Perdana Menteri Singapura Lee Hsien Loong dalam pidato kenegaraan pada Minggu (21/8/2022) sore menyampaikan, keputusan ini adalah langkah yang tepat dan akan diterima mayoritas besar warga "Negeri Singa”.
Baca juga: Singapura Akan Cabut UU Era Kolonial yang Mengkriminalisasi Seks Gay
Tak hanya di Indonesia, isu LGBT juga menjadi topik panas di Singapura.
Pasal 377A yang melarang perbuatan tidak senonoh antara sesama pria telah bertahun-tahun menjadi isu kontroversial yang membelah Singapura.
Kelompok konservatif dari gerakan pro-keluarga dan kaum gereja kerap menyerukan agar pemerintah mempertahankan 377A.
Namun, pegiat hak asasi manusia, aktivis LGBT, dan kaum moderat tidak kenal lelah mendesak pencabutan pasal yang merupakan peninggalan dari era kolonial Inggris.
Pelanggar 377A dapat dihukum penjara maksimal dua tahun. Namun pasal ini jarang ditegakkan oleh penegak hukum Singapura.
Kaum LGBT sendiri mendapat kebebasan untuk nongkrong di sejumlah bar dan kelab malam gay yang tersebar di distrik Tanjong Pagar, Singapura Tengah. Selain itu ada juga sejumlah sauna dan spa serta panti pijat yang pelanggannya khusus kaum gay Singapura.

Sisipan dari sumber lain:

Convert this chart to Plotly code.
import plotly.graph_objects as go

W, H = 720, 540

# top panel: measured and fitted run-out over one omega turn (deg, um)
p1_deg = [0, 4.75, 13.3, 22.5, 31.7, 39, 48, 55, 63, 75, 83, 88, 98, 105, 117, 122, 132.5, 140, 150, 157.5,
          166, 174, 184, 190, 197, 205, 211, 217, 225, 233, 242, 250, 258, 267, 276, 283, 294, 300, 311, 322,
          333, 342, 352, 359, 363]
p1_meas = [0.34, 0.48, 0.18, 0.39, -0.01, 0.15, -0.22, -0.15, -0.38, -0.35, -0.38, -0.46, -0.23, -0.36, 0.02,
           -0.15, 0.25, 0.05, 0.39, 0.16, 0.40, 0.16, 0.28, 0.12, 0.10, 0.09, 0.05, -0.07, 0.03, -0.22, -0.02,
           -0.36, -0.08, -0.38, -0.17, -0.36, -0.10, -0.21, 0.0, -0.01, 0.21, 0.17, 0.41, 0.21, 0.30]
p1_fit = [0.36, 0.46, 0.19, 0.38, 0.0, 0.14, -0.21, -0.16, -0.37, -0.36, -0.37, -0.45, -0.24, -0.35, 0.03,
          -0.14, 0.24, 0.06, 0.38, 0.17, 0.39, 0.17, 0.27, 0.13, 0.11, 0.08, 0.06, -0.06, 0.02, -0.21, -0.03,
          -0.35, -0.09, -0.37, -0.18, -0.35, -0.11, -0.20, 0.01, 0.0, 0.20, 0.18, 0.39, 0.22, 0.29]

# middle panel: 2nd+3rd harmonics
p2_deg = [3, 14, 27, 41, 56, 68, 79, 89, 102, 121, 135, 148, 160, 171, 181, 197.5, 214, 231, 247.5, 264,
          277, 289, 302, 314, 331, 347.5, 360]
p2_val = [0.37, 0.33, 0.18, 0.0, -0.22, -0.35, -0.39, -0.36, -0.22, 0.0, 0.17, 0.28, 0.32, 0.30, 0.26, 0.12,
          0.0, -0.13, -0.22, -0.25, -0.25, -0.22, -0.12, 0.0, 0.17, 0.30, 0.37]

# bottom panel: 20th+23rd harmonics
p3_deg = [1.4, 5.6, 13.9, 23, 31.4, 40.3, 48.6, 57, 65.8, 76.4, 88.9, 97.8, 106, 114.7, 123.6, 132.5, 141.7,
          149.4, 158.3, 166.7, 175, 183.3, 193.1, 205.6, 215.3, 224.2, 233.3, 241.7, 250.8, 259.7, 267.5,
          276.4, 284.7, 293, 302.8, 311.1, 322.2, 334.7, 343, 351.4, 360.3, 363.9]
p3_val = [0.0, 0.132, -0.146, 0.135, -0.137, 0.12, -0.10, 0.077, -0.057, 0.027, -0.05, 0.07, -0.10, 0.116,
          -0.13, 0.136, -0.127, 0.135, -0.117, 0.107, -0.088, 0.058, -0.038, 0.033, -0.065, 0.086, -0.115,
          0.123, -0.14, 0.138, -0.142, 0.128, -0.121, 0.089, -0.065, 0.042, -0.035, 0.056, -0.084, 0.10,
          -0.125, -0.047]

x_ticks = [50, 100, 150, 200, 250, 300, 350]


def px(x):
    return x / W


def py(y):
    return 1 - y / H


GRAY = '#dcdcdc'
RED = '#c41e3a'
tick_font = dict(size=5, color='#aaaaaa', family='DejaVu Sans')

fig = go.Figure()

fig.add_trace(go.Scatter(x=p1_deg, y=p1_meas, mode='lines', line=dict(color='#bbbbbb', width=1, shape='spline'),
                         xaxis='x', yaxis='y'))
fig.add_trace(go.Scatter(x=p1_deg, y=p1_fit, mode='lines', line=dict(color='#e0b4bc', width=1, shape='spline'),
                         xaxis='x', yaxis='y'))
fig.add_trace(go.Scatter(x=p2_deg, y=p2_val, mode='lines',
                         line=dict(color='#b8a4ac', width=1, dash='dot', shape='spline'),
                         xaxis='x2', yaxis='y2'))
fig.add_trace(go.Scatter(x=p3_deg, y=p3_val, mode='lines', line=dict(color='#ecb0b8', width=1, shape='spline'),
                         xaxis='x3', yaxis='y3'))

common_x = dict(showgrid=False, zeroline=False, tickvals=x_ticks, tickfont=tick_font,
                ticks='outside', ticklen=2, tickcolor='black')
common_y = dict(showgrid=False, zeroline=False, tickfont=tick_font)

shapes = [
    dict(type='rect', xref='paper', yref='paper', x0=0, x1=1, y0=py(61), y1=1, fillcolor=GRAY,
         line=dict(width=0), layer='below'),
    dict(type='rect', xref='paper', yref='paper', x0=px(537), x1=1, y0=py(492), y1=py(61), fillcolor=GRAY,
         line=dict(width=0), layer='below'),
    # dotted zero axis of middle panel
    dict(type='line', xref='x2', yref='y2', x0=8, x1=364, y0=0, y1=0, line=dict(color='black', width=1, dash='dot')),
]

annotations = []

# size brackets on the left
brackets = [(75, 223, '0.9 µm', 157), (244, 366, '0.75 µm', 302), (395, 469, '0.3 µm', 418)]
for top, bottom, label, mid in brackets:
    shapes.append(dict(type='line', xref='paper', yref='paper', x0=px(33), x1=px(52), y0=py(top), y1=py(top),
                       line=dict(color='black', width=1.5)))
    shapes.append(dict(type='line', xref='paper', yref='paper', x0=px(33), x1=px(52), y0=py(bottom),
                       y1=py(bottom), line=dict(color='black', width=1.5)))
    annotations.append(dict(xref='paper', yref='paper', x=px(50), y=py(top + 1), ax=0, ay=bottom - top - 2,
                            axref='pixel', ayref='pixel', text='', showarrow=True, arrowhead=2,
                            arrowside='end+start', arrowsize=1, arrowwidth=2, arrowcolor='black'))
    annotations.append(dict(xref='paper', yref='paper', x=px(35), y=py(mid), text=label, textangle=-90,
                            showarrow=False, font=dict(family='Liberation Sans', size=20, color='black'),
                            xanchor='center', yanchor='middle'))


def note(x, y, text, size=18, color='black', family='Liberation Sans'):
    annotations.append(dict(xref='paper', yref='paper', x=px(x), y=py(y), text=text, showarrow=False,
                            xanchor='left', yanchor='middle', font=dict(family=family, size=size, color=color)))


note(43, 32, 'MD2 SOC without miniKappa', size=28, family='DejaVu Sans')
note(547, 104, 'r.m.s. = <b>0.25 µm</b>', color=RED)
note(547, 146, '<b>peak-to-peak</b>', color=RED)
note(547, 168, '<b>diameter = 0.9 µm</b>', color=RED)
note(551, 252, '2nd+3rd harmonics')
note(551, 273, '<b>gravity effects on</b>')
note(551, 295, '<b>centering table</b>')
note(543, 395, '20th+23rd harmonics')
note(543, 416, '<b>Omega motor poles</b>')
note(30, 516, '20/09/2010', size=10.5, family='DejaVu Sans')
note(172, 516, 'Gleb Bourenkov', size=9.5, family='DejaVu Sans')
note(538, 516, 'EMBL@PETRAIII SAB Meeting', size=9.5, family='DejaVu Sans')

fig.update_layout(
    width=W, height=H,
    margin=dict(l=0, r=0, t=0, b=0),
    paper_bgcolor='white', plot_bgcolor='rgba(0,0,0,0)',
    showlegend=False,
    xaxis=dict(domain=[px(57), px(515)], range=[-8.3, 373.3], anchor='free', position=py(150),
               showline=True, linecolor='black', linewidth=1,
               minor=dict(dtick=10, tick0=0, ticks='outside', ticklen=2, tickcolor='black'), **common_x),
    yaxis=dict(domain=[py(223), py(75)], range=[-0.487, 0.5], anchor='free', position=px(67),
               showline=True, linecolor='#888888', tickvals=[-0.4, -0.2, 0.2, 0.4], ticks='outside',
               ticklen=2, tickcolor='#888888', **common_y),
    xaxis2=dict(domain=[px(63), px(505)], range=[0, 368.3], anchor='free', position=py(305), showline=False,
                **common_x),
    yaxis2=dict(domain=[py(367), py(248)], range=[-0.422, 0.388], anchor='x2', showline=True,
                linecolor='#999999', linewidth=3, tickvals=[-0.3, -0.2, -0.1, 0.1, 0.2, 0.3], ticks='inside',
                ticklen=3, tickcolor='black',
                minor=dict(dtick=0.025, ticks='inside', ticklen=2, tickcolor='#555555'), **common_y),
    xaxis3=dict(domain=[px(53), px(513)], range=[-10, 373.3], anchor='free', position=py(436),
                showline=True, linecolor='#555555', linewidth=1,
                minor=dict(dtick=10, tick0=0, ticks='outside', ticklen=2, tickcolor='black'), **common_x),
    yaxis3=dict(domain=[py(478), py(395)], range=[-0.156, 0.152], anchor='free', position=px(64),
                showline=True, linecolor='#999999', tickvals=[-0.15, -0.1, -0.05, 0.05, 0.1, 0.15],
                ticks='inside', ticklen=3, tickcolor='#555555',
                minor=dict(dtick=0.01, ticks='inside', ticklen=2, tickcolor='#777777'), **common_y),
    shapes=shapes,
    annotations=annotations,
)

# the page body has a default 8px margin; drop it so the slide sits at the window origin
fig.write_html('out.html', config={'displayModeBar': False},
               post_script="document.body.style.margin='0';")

Setiap tahun, kaum LGBT Singapura mendapat kebebasan menggelar pawai bernama Pink Dot untuk mendukung pencabutan 377A dan kesetaraan hak di Taman Hong Lim.

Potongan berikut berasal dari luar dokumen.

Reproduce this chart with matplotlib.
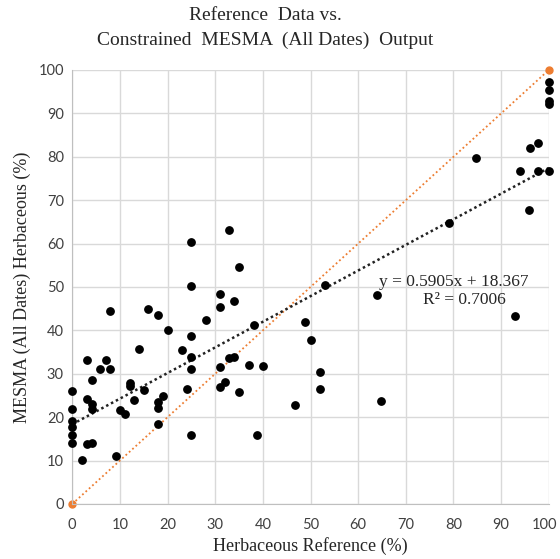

Adapun pasal 377A telah berkali-kali digugat di Pengadilan Singapura. Terbaru, lembaga yudisial "Negeri Merlion” pada Februari 2022 kukuh menolak pencabutan.
Baca juga: Masjid di Berlin Jerman Kibarkan Bendera Pelangi untuk Dukung LGBT
PM Lee mengatakan, telah terjadi pergeseran norma sosial terhadap kaum gay. Masyarakat terutama kaum muda perlahan semakin toleran dan dapat menerima LGBT. Homoseksualitas juga semakin dapat dimengerti dari perspektif sains dan medis.

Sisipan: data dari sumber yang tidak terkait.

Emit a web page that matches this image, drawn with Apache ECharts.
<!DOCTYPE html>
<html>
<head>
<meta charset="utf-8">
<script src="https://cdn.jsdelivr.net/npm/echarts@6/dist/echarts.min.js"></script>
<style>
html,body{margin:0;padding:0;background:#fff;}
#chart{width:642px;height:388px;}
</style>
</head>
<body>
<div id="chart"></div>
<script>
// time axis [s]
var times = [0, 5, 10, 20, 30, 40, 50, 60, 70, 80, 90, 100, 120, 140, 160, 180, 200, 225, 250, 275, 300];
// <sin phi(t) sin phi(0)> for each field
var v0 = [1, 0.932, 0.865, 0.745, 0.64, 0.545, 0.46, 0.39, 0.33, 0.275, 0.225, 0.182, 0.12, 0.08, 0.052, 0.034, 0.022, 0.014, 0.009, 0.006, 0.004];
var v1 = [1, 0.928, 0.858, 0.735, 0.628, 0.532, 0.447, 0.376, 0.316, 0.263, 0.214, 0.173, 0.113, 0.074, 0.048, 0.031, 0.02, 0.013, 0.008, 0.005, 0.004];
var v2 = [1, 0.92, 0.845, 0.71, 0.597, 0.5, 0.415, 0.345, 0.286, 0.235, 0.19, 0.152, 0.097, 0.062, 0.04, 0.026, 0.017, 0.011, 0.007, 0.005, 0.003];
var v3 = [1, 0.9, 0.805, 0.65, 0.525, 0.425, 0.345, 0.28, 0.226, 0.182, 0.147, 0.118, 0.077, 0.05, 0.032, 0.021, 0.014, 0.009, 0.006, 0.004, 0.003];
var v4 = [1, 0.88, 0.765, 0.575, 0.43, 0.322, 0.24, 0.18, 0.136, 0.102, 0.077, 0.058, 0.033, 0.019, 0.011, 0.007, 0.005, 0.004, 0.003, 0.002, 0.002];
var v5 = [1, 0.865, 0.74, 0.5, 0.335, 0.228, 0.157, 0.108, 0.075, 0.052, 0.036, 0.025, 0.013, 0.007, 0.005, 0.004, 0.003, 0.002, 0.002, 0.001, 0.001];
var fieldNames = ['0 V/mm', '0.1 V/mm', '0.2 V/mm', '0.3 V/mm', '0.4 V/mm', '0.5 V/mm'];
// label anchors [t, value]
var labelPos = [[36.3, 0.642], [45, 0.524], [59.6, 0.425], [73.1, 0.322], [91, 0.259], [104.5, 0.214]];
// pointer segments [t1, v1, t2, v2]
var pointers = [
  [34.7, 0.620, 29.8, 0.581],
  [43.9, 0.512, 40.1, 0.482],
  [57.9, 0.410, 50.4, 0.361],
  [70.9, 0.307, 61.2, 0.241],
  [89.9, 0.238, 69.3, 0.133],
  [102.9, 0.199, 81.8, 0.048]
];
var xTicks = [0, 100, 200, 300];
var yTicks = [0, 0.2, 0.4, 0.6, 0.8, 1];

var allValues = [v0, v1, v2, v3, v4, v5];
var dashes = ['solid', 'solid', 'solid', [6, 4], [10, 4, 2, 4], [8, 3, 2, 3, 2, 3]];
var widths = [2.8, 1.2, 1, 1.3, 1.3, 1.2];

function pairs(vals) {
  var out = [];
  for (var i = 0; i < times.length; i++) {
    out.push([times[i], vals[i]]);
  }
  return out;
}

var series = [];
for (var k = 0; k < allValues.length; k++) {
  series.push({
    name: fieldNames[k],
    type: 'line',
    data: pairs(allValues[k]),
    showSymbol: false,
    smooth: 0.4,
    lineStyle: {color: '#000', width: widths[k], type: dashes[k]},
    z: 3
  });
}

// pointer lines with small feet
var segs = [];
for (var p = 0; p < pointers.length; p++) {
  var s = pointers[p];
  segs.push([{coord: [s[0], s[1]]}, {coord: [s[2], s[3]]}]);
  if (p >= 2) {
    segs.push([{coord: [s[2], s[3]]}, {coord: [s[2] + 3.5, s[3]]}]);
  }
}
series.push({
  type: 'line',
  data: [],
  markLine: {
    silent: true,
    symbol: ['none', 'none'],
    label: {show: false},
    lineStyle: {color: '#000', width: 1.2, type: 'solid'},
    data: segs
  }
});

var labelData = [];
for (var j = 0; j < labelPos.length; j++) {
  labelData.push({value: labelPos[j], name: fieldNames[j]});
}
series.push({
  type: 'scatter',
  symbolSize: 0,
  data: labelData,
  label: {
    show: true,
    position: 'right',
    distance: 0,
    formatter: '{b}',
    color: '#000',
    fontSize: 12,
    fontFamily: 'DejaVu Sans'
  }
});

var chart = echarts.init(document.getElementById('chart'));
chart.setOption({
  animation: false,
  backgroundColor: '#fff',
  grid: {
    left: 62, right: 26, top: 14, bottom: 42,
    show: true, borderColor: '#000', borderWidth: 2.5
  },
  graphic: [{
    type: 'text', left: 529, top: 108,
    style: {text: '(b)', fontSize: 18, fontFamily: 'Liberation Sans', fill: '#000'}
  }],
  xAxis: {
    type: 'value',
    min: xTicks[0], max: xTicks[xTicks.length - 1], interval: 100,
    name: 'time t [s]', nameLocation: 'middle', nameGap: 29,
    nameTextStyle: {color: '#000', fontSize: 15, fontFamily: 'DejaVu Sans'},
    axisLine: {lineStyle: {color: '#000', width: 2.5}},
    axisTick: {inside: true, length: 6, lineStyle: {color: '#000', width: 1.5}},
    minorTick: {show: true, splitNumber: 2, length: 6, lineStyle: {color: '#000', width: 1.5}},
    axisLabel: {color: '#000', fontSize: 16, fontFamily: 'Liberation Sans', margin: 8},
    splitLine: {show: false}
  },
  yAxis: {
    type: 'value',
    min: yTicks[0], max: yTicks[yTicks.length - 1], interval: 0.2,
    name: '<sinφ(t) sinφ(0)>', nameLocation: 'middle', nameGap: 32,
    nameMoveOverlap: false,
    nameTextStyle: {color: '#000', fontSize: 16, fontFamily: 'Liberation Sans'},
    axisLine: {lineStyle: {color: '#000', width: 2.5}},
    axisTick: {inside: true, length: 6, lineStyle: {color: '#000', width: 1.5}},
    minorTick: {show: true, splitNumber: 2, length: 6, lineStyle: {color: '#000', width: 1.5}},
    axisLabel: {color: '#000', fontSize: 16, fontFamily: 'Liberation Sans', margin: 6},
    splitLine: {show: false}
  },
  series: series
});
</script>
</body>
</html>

Pencabutan 377A menurutnya merupakan langkah Singapura menyesuaikan perkembangan sosial. Pemerintah Singapura telah melakukan diskusi mendalam dengan pemimpin agama, aktivis akar rumput, serta aktivis LGBT sebelum memutuskan isu polarisasi ini.
“Di setiap masyarakat, tentunya ada yang gay. Mereka-mereka adalah rekan sebangsa dan se-Tanah Air. Mereka adalah keluarga, teman, dan kolega kita. Mereka juga ingin menjalankan hidup masing-masing, aktif di komunitas, dan berkontribusi buat negara.”
Lee berharap keputusan ini akan melegakan kaum gay di Singapura. PM berusia 70 tahun itu menekankan orientasi dan kehidupan seksual adalah urusan pribadi setiap individu dan tidak tepat dikategorikan sebagai perbuatan kriminal.